Some have attributed the success of President Barack Obama’s rise to prominence over early favorite Hillary Clinton in 2008 to the adept way his campaign handled social media. He generated the early buzz through social before the mainstream media and television started realizing he would be able to sneak right past his opponents into prominence. The Republicans and John McCain had a miniscule focus on social media by comparison.
In 2012, Mitt Romney’s team did better than McCain but was still miles behind the President. The Obama campaign team’s second social media burst was a masterwork as they had more people Tweeting and Facebooking his every move than all of the Republican contenders combined.

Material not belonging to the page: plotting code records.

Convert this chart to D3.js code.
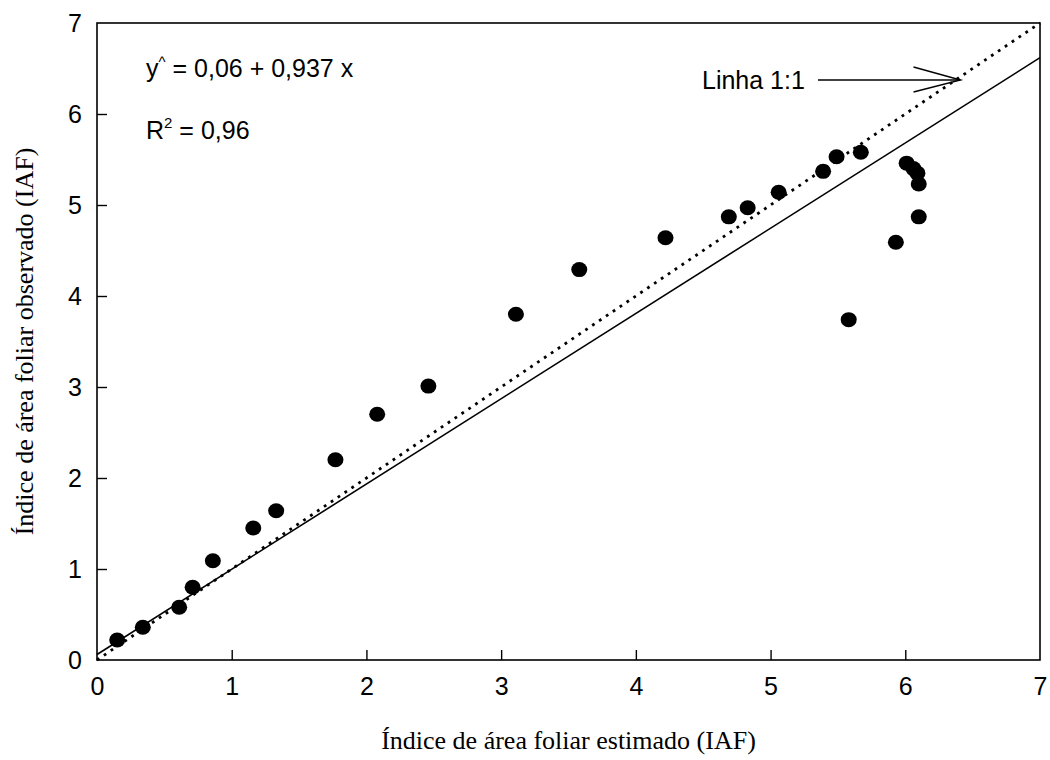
<!DOCTYPE html>
<html>
<head>
<meta charset="utf-8">
<script src="https://cdn.jsdelivr.net/npm/d3@7"></script>
<style>
body { margin: 0; background: #fff; }
</style>
</head>
<body>
<svg id="chart" width="1050" height="760"></svg>
<script>
var width = 1050, height = 760;
var margin = ({top: 23, right: 10, bottom: 100, left: 97});

// estimado (x) vs observado (y)
var estimado = [0.15, 0.34, 0.61, 0.71, 0.86, 1.16, 1.33, 1.77, 2.08, 2.46,
  3.11, 3.58, 4.22, 4.69, 4.83, 5.06, 5.39, 5.49, 5.67, 6.01, 6.06, 6.09,
  6.10, 6.10, 5.93, 5.58];
var observado = [0.22, 0.36, 0.58, 0.80, 1.09, 1.45, 1.64, 2.20, 2.70, 3.01,
  3.80, 4.29, 4.64, 4.87, 4.97, 5.14, 5.37, 5.53, 5.58, 5.46, 5.40, 5.35,
  5.23, 4.87, 4.59, 3.74];
var tickValues = [0, 1, 2, 3, 4, 5, 6, 7];
var intercept = 0.06, slope = 0.937;

var data = estimado.map((d, i) => ({x: d, y: observado[i]}));

var x = d3.scaleLinear().domain([0, 7]).range([margin.left, 1040]);
var y = d3.scaleLinear().domain([0, 7]).range([660, margin.top]);

const svg = d3.select("#chart");
var font = "'Liberation Sans', Arial, sans-serif";
var serif = "'Liberation Serif', 'Times New Roman', serif";

// frame
svg.append("rect")
  .attr("x", x(0)).attr("y", y(7))
  .attr("width", x(7) - x(0)).attr("height", y(0) - y(7))
  .attr("fill", "none").attr("stroke", "#000").attr("stroke-width", 1.6);

// axes with inward ticks
svg.append("g")
  .attr("transform", `translate(0,${y(0)})`)
  .call(d3.axisBottom(x).tickValues(tickValues).tickFormat(d3.format("d"))
    .tickSize(-10).tickPadding(17).tickSizeOuter(0))
  .call(g => g.select(".domain").remove())
  .call(g => g.selectAll(".tick line").attr("stroke-width", 1.4)
    .filter(d => d == 0 || d == 7).remove())
  .call(g => g.selectAll(".tick text").attr("font-family", font).attr("font-size", 25).attr("fill", "#000"));

svg.append("g")
  .attr("transform", `translate(${x(0)},0)`)
  .call(d3.axisLeft(y).tickValues(tickValues).tickFormat(d3.format("d"))
    .tickSize(-10).tickPadding(15).tickSizeOuter(0))
  .call(g => g.select(".domain").remove())
  .call(g => g.selectAll(".tick line").attr("stroke-width", 1.4)
    .filter(d => d == 0 || d == 7).remove())
  .call(g => g.selectAll(".tick text").attr("font-family", font).attr("font-size", 25).attr("fill", "#000"));

// 1:1 line (dotted)
svg.append("line")
  .attr("x1", x(0)).attr("y1", y(0))
  .attr("x2", x(7)).attr("y2", y(7))
  .attr("stroke", "#000").attr("stroke-width", 2.8)
  .attr("stroke-dasharray", "2.8,5.5");

// regression line
var line = d3.line().x(d => x(d)).y(d => y(intercept + slope * d));
svg.append("path")
  .datum([0, 7])
  .attr("d", line)
  .attr("fill", "none").attr("stroke", "#000").attr("stroke-width", 1.6);

// points
svg.append("g")
  .selectAll("ellipse")
  .data(data)
  .join("ellipse")
  .attr("cx", d => x(d.x))
  .attr("cy", d => y(d.y))
  .attr("rx", 8).attr("ry", 7.5)
  .attr("fill", "#000");

// annotation: Linha 1:1 with arrow
var tip = [x(6.41), y(6.41)];
svg.append("text")
  .attr("x", 702).attr("y", 89)
  .attr("font-family", font).attr("font-size", 25)
  .text("Linha 1:1");
svg.append("line")
  .attr("x1", 818).attr("y1", 80).attr("x2", tip[0]).attr("y2", 80)
  .attr("stroke", "#000").attr("stroke-width", 1.4);
svg.append("path")
  .attr("d", `M${tip[0] - 47},67 L${tip[0]},80 L${tip[0] - 47},92`)
  .attr("fill", "none").attr("stroke", "#000").attr("stroke-width", 1.4);

// equation
var eq = svg.append("text")
  .attr("x", 146).attr("y", 77)
  .attr("font-family", font).attr("font-size", 25);
eq.append("tspan").text("y");
eq.append("tspan").attr("dy", -10).attr("font-size", 15).text("^");
eq.append("tspan").attr("dy", 10).text(" = 0,06 + 0,937 x");

var r2 = svg.append("text")
  .attr("x", 146).attr("y", 139)
  .attr("font-family", font).attr("font-size", 25);
r2.append("tspan").text("R");
r2.append("tspan").attr("dy", -11).attr("font-size", 15).text("2");
r2.append("tspan").attr("dy", 11).text(" = 0,96");

// axis titles
svg.append("text")
  .attr("x", (x(0) + x(7)) / 2).attr("y", 749)
  .attr("text-anchor", "middle")
  .attr("font-family", serif).attr("font-size", 26)
  .text("Índice de área foliar estimado (IAF)");

svg.append("text")
  .attr("transform", `translate(33,${(y(0) + y(7)) / 2}) rotate(-90)`)
  .attr("text-anchor", "middle")
  .attr("font-family", serif).attr("font-size", 26)
  .text("Índice de área foliar observado (IAF)");
</script>
</body>
</html>
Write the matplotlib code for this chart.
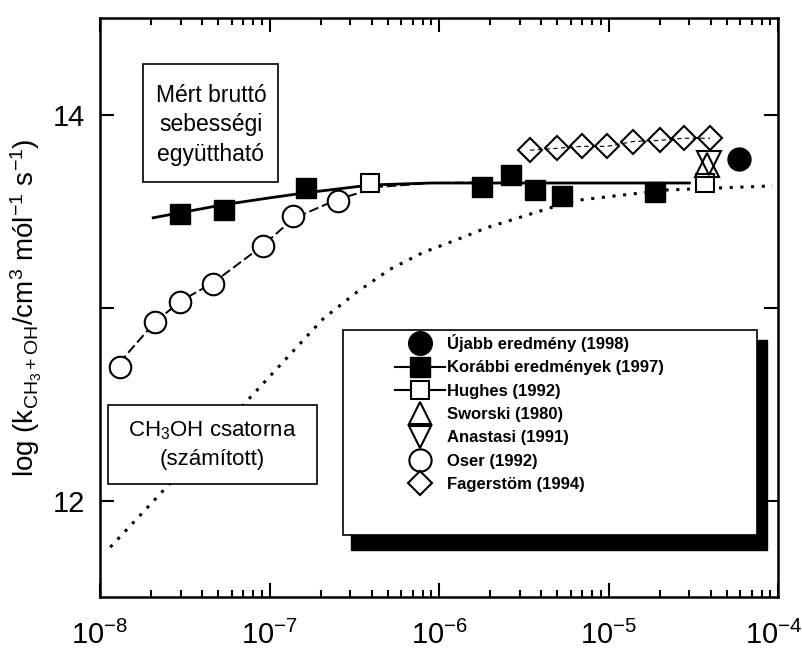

For 2016, the gap will likely be smaller as the GOP seems to (finally) realize the importance of getting people behind them on social media.
It’s not just what you say. It’s what other people say about you. That’s why social media in a modern political campaign is so important.
The rise of political social media as a primary arena for battle means two things to both Republicans and Democrats: the good must be broadcast as loudly as possible and the bad must be diffused and handled on a case-by-case basis. It’s not a matter of responding to everything out there. It’s a matter of knowing when and how to respond. Sometimes, silence works the best.
As we wait to see where everyone lands on the social media spectrum, we are starting to see a few trends:
- Instagram is a Thing – The younger voters have been moving more towards Instagram and some of the other smaller platforms in the last couple of years. Facebook is for old people.
- A Picture or Video for Every Post – If it can’t be seen, it didn’t happen. Twitter and Facebook in particular dramatically favor visual posts for engagement and exposure.
- Ads Amok – The only way to get massive exposure on social media is through advertising. Candidates who are serious about reaching more people have to pay up if they want to get the message out there.
- Hashtags Over Likes – There was once a push to get people to like a page or follow a Twitter account. Those days are gone. People will like or not regardless of whether you ask. Now, the key is to get into the Hashtag business and be at the top of all important conversations.
- Paid Trolls are Happening – Nobody will admit to it. Everybody will do it, even if the actual candidates aren’t told. There are already plenty of people being paid to promote the good and denounce the bad on social media, in blog posts, and on forums. This is the ugly side of social media that has become an abysmal reality.
There is no doubt that social media is going to play a huge role in the coming election. The only question that remains is about who will appeal and who will fail miserably. It’s still wide open, but our early analysis of the campaigns behind the candidates points to three people who will make the most of social media before the primaries: Ted Cruz, Rand Paul, and Martin O’Malley.